● **DATASET CONTENT**:
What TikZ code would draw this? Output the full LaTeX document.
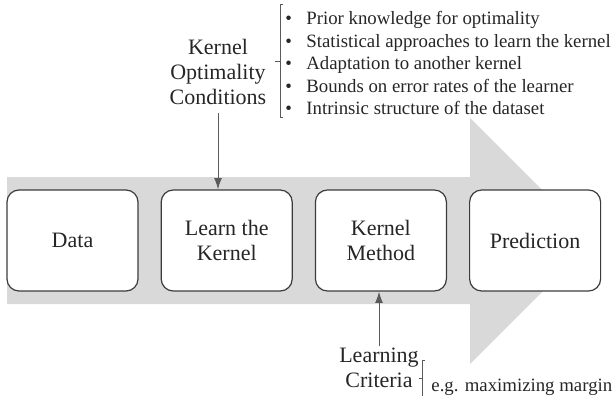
\documentclass[tikz,border=0pt]{standalone}
\usepackage{fontspec}
\setmainfont{Liberation Serif}
\usetikzlibrary{arrows.meta,positioning,calc}
\definecolor{bandgray}{HTML}{D9D9D9}
\definecolor{edgegray}{HTML}{3C3C3C}
\definecolor{argray}{HTML}{5A5A5A}

\begin{document}
\begin{tikzpicture}[
  x=0.5pt,y=-0.5pt,
  font=\fontsize{11}{12.5}\selectfont,
  text=black!85,
  bx/.style ={draw=edgegray,rounded corners=6pt,align=center,line width=0.6pt,fill=white,
              minimum width=65.5pt,minimum height=50.5pt,inner sep=2pt},
  lb/.style ={align=center,inner sep=1pt},
  sm/.style ={font=\fontsize{9.4}{11.25}\selectfont,inner sep=0pt},
  ar/.style ={-{Latex[length=2mm,width=1.4mm]},line width=0.5pt,draw=argray},
  br/.style ={line width=0.5pt,draw=argray}
]
\useasboundingbox (0,0) rectangle (613,395);

% ======== big gray arrow (drawn first, behind the boxes)
\fill[bandgray] (7,177) -- (470,177) -- (470,118) -- (593,241) -- (470,364)
  -- (470,304) -- (7,304) -- cycle;

% ======== stages
\node[bx] (data) at (72.5,240.5) {Data};
\node[bx,right=11pt of data]  (learn) {Learn the\\Kernel};
\node[bx,right=11pt of learn] (kmeth) {Kernel\\Method};
\node[bx,right=11pt of kmeth] (pred)  {Prediction};

% ======== optimality conditions (top)
\node[lb] (koc) at (218,72) {Kernel\\Optimality\\Conditions};
\node[sm,anchor=west,align=left] (lst) at (285,63)
  {\makebox[10.5pt][l]{\textbullet}Prior knowledge for optimality\\
   \makebox[10.5pt][l]{\textbullet}Statistical approaches to learn the kernel\\
   \makebox[10.5pt][l]{\textbullet}Adaptation to another kernel\\
   \makebox[10.5pt][l]{\textbullet}Bounds on error rates of the learner\\
   \makebox[10.5pt][l]{\textbullet}Intrinsic structure of the dataset};
\draw[br] ($(lst.west)+(-2,-58)$) -| ($(lst.west)+(-5,55)$) -- ++(3,0);
\draw[br] ($(lst.west)+(-5,-1)$) -- ++(-5,0);
\draw[ar,shorten <=3pt] (koc.south) -- (koc.south |- learn.north);

% ======== learning criteria (bottom)
\node[lb] (lc) at (379,368) {Learning\\Criteria};
\node[sm,anchor=west] (eg) at (431,387) {e.g. maximizing margin};
\draw[br] ($(eg.west)+(-6,-27)$) -| ($(eg.west)+(-9,13)$);
\draw[br] ($(eg.west)+(-9,-9)$) -- ++(-3,0);
\draw[ar] (lc.north) -- (lc.north |- kmeth.south);
\end{tikzpicture}
\end{document}
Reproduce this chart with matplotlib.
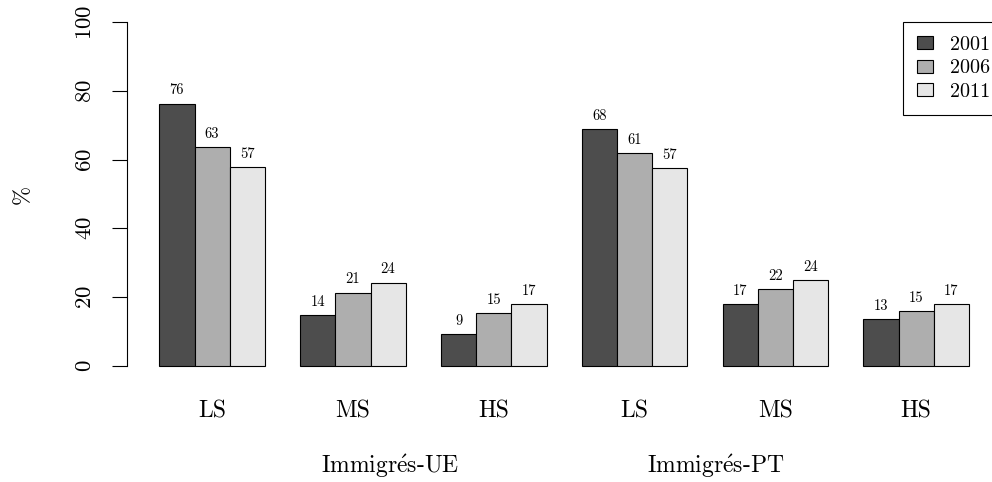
import numpy as np
import matplotlib
matplotlib.use("Agg")
import matplotlib.pyplot as plt
from matplotlib.patches import Patch

plt.rcParams['font.family'] = ['cmr10', 'DejaVu Serif']
plt.rcParams['mathtext.fontset'] = 'cm'
plt.rcParams['axes.formatter.use_mathtext'] = True

years = ["2001", "2006", "2011"]
levels = ["LS", "MS", "HS", "LS", "MS", "HS"]
groups = [r"Immigr$\acute{\mathrm{e}}$s-UE", r"Immigr$\acute{\mathrm{e}}$s-PT"]
# share per skill level (rows = year, columns = cluster)
values = np.array([
    [76.3, 14.7, 9.2, 68.8, 17.9, 13.7],
    [63.6, 21.3, 15.4, 61.9, 22.4, 15.9],
    [57.9, 24.2, 17.9, 57.5, 24.9, 17.9],
])
colors = ["#4D4D4D", "#AEAEAE", "#E6E6E6"]

W, H = 992, 482
fig = plt.figure(figsize=(W / 100, H / 100), dpi=100)
ax = fig.add_axes([0, 0, 1, 1])

# pixel geometry of the original R plot
u0, upx = 124.1, 35.2      # x pixel of unit 0, pixels per unit
y0, ypx = 366.0, 3.44      # y pixel of value 0, pixels per unit
ax.set_xlim((0 - u0) / upx, (W - u0) / upx)
ax.set_ylim((y0 - H) / ypx, y0 / ypx)

for i, yr in enumerate(years):
    for c in range(len(levels)):
        left = 1 + 4 * c + i
        v = values[i, c]
        ax.bar(left, v, width=1, align='edge', color=colors[i],
               edgecolor='black', linewidth=0.8)
        ax.text(left + 0.5, v + 2.7, f"{int(v)}", ha='center',
                va='baseline', fontsize=10.5)

for c, lab in enumerate(levels):
    ax.text(4 * c + 2.5, -15.1, lab, ha='center', va='baseline', fontsize=17)

ax.text(7.55, -31.1, groups[0], ha='center', va='baseline', fontsize=17)
ax.text(16.8, -31.1, groups[1], ha='center', va='baseline', fontsize=17)

ax.text((23 - u0) / upx, 50, "%", rotation=90, ha='center', va='center',
        fontsize=16.5)

for s in ['top', 'right', 'bottom']:
    ax.spines[s].set_visible(False)
ax.spines['left'].set_position(('data', (127 - u0) / upx))
ax.spines['left'].set_bounds(0, 100)
ax.spines['left'].set_linewidth(0.8)
ax.set_yticks(np.arange(0, 101, 20))
ax.tick_params(axis='y', length=11, width=0.8, pad=12, labelsize=16.5,
               labelrotation=90)
for t in ax.get_yticklabels():
    t.set_va('center')
ax.set_xticks([])

handles = [Patch(facecolor=colors[i], edgecolor='black', linewidth=0.8,
                 label=years[i]) for i in range(3)]
leg = fig.legend(handles=handles, loc='upper left',
                 bbox_to_anchor=(902.7 / W, 1 - 21.7 / H), borderaxespad=0,
                 fancybox=False, edgecolor='black', fontsize=14.5,
                 handlelength=0.78, handleheight=0.6, handletextpad=0.85,
                 labelspacing=0.28, borderpad=0.7, framealpha=1)
leg.get_frame().set_linewidth(0.8)

fig.savefig("out.png", dpi=100)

● **EXERCISE TASK**: Pictures excluded, repeat the records exactly from their opening line through the line containing "of kmeth] (pred)".

● **SOLUTION TO THIS TASK**:
What TikZ code would draw this? Output the full LaTeX document.
\documentclass[tikz,border=0pt]{standalone}
\usepackage{fontspec}
\setmainfont{Liberation Serif}
\usetikzlibrary{arrows.meta,positioning,calc}
\definecolor{bandgray}{HTML}{D9D9D9}
\definecolor{edgegray}{HTML}{3C3C3C}
\definecolor{argray}{HTML}{5A5A5A}

\begin{document}
\begin{tikzpicture}[
  x=0.5pt,y=-0.5pt,
  font=\fontsize{11}{12.5}\selectfont,
  text=black!85,
  bx/.style ={draw=edgegray,rounded corners=6pt,align=center,line width=0.6pt,fill=white,
              minimum width=65.5pt,minimum height=50.5pt,inner sep=2pt},
  lb/.style ={align=center,inner sep=1pt},
  sm/.style ={font=\fontsize{9.4}{11.25}\selectfont,inner sep=0pt},
  ar/.style ={-{Latex[length=2mm,width=1.4mm]},line width=0.5pt,draw=argray},
  br/.style ={line width=0.5pt,draw=argray}
]
\useasboundingbox (0,0) rectangle (613,395);

% ======== big gray arrow (drawn first, behind the boxes)
\fill[bandgray] (7,177) -- (470,177) -- (470,118) -- (593,241) -- (470,364)
  -- (470,304) -- (7,304) -- cycle;

% ======== stages
\node[bx] (data) at (72.5,240.5) {Data};
\node[bx,right=11pt of data]  (learn) {Learn the\\Kernel};
\node[bx,right=11pt of learn] (kmeth) {Kernel\\Method};
\node[bx,right=11pt of kmeth] (pred)  {Prediction};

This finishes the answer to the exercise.